= Killing of Harry Stanley =

1999 fatal police shooting in London

On 22 September 1999, Harry Stanley was shot dead by police in South Hackney, London. Someone had called the police alleging that an Irishman carrying a gun in a plastic bag had been seen in the area. Police intercepted Stanley, challenged him and shot him. Stanley was found to be Scottish and in his bag was a table leg which had been repaired by his brother. Initially his death was recorded with an open verdict, before being ruled as unlawful killing by a jury on appeal and finally returned to an open verdict by the High Court.

==Shooting==
On 22 September 1999, Stanley was returning home from the Alexandra Pub in South Hackney carrying, in a plastic bag, a table leg that had been repaired by his brother earlier that day. Someone had phoned the police to report "an Irishman with a gun wrapped in a bag".

At the junction of Fremont Street and Victoria Park Road in South Hackney, close to his home, Inspector Neil Sharman and PC Kevin Fagan, the crew of a Metropolitan Police armed response vehicle challenged Stanley from behind.

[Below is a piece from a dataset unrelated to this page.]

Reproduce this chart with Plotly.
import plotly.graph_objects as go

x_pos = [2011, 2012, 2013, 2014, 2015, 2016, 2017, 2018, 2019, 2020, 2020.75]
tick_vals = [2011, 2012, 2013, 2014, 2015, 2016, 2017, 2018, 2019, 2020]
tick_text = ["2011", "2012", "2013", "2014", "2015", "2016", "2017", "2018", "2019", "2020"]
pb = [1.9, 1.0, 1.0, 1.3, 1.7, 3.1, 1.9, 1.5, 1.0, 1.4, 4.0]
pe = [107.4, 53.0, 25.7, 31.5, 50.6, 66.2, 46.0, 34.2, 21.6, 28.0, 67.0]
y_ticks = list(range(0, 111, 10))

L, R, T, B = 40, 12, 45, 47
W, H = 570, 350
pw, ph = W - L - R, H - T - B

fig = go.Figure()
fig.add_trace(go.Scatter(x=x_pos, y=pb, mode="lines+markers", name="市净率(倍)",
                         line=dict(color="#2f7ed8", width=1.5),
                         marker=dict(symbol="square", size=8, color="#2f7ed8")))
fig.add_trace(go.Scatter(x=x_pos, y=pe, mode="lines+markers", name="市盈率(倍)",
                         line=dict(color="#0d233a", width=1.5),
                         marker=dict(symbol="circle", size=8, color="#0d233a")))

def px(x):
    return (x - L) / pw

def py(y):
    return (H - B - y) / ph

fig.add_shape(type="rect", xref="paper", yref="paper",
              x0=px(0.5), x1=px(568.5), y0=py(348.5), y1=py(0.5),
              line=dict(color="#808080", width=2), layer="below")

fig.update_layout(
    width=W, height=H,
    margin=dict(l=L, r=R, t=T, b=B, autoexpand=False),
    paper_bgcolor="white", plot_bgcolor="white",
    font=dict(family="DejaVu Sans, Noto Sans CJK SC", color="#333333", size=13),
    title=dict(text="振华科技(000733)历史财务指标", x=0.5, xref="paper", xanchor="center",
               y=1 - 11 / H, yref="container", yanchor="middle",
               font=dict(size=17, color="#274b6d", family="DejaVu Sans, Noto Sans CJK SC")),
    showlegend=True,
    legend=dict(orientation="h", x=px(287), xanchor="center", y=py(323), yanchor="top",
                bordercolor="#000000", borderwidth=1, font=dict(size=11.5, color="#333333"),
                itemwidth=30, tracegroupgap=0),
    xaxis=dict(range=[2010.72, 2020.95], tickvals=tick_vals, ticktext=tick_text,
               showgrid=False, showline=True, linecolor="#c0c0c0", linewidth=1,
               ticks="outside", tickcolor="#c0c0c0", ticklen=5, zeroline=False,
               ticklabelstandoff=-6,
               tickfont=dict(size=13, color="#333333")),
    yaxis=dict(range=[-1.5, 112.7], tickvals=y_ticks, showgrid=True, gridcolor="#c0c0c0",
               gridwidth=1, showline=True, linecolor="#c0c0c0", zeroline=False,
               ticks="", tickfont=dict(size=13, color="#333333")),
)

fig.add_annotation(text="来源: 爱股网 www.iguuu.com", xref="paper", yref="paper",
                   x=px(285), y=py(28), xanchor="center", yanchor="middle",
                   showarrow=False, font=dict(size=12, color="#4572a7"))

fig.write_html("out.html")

As he turned to face them, they shot him dead at a distance of 15 feet (5 m).
==Harry Stanley==
Stanley was born in Bellshill, near Glasgow, Scotland, where he lived for the first 19 years of his life. He moved to London in the early 1970s in search of work, and married his childhood sweetheart, Irene. They had three children, and grandchildren, and lived in Hackney, east London. He had a previous criminal record, being convicted of armed robbery in 1974, and had served 4 years in prison for grievous bodily harm.

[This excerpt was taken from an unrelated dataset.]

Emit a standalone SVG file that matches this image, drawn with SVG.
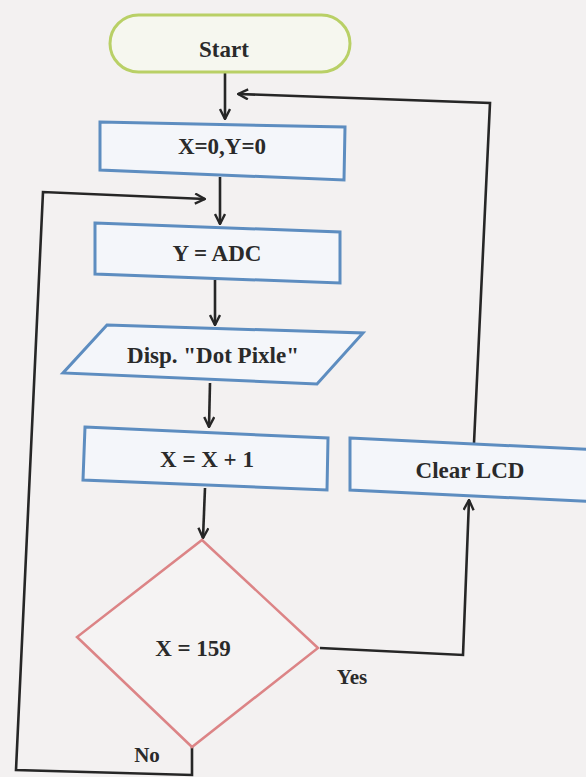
<svg xmlns="http://www.w3.org/2000/svg" width="586" height="777" viewBox="0 0 586 777">
<style>
.bg{fill:#f3f1f1}
.term{fill:#f6f7ef;stroke:#b9d066;stroke-width:3}
.proc{fill:#f4f6fa;stroke:#5d8dc0;stroke-width:3}
.dec{fill:#f5f3f3;stroke:#dc8486;stroke-width:2.5}
.lbl{font-family:"Liberation Serif","Times New Roman",serif;font-weight:bold;font-size:23px;fill:#2a2a2a;text-anchor:middle}
.sm{font-size:21px}
.conn{fill:none;stroke:#262626;stroke-width:2.6;stroke-linejoin:miter}
</style>
<defs>
<marker id="arr" viewBox="0 0 12 12" refX="11" refY="6" markerWidth="12" markerHeight="12" markerUnits="userSpaceOnUse" orient="auto">
<path d="M1,1 L11,6 L1,11" fill="none" stroke="#262626" stroke-width="2.4"/>
</marker>
</defs>
<rect class="bg" x="0" y="0" width="586" height="777"/>

<g id="connectors">
<polyline class="conn" points="225,72 225,119" marker-end="url(#arr)"/>
<polyline class="conn" points="220,177 220,224" marker-end="url(#arr)"/>
<polyline class="conn" points="215,280 215,325" marker-end="url(#arr)"/>
<polyline class="conn" points="210,383 209,427" marker-end="url(#arr)"/>
<polyline class="conn" points="205,488 203,538" marker-end="url(#arr)"/>
<polyline class="conn" points="320,648 463,655 469,500" marker-end="url(#arr)"/>
<polyline class="conn" points="474,443 490,103 238,94" marker-end="url(#arr)"/>
<polyline class="conn" points="192,747 192,775 16,770 43,192 205,199" marker-end="url(#arr)"/>
</g>

<g id="start">
<rect class="term" x="110" y="15" width="240" height="57" rx="28.5" ry="28.5"/>
<text class="lbl" x="224" y="57">Start</text>
</g>

<g id="init">
<polygon class="proc" points="100,122 345,127 344,180 100,170"/>
<text class="lbl" x="222" y="154">X=0,Y=0</text>
</g>

<g id="read">
<polygon class="proc" points="95,223 340,232 340,283 95,274"/>
<text class="lbl" x="217" y="261">Y = ADC</text>
</g>

<g id="display">
<polygon class="proc" points="107,325 363,333 317,384 63,373"/>
<text class="lbl" x="213" y="363">Disp. "Dot Pixle"</text>
</g>

<g id="incr">
<polygon class="proc" points="85,427 328,438 327,490 83,480"/>
<text class="lbl" x="207" y="467">X = X + 1</text>
</g>

<g id="clear">
<polygon class="proc" points="350,438 600,450 600,502 350,490"/>
<text class="lbl" x="470" y="478">Clear LCD</text>
</g>

<g id="decision">
<polygon class="dec" points="202,540 318,648 192,747 77,637"/>
<text class="lbl" x="193" y="656">X = 159</text>
<text class="lbl sm" x="352" y="684">Yes</text>
<text class="lbl sm" x="147" y="762">No</text>
</g>
</svg>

This was unknown to the police officers who responded to the call about "an Irishman with a gun wrapped in a bag".
==Inquests==

=== Inquest 1 ===
The first inquest took place in 2002 and the jury returned an open verdict. Stanley's family were unhappy with this outcome, particularly as the coroner, Dr. Stephen Chan, had only allowed the jury to return either a verdict of lawful killing or an open verdict.

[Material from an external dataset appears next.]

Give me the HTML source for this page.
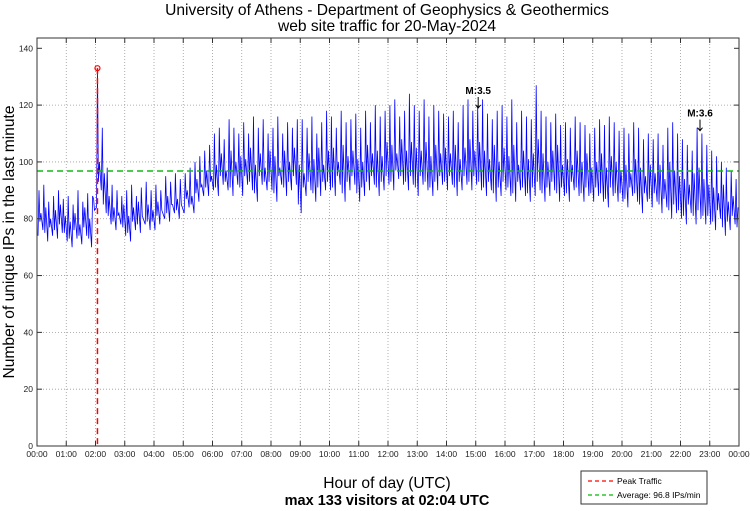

Stanley's widow, Irene, petitioned the High Court and succeeded in obtaining a judicial review of the first inquest. On 7 April 2003, Mr Justice Silber ordered a fresh inquest after ruling that there had been an "insufficient inquiry".

=== Inquest 2 ===
During the second inquest, which took place in 2004, coroner Dr. Andrew Reid heard that the two officers fired the shots after being given wrong information in a tip-off; they had been told that Stanley was carrying a weapon and had an Irish accent. The jury returned a verdict, in November 2004, of unlawful killing, which resulted in the suspension of the officers involved.

In protest at the suspensions, over 120 out of the 400 Metropolitan Police officers authorised to use firearms handed in their firearms authorisation cards, with Glen Smyth, a Police Federation spokesman saying, "The officers are very concerned that the tactics they are trained in, as a consequence of the verdict, are now in doubt." The officers' suspensions were lifted shortly afterwards.

In May 2005 the High Court decided that there was "insufficient evidence" for the verdict of unlawful killing, overturning it and reinstating the open verdict of the first inquest. Mr. Justice Leveson also decided a third inquest should not be held, but added his weight to calls for reform of the inquest system. Glen Smyth described the ruling as "common sense", but the campaign group Inquest was disappointed, saying the verdict sent "a message that families cannot have any confidence in the system. They feel they cannot get justice when a death in custody occurs."

==Scrutiny of police behaviour==
On 2 June 2005, the two officers involved in the shooting were arrested and interviewed, following an investigation by Surrey Police involving new forensic evidence. The Crown Prosecution Service decided in October 2005 not to press charges, saying that they "concluded that the prosecution evidence is insufficient to rebut the officers' assertion that they were acting in self defence".

On 9 February 2006, the Independent Police Complaints Commission published their report into the incident, recommending that no further disciplinary action be taken against the officers. Representatives of the Stanley family expressed their "bitter disappointment" and stated the case was a failure of the criminal justice system.

The Metropolitan Police Federation stated, "We are, of course, delighted by the vindication of the officers. But we remain deeply disturbed at the way the whole matter has been handled." The Stanley family issued a press release condemning the vindication of the officers.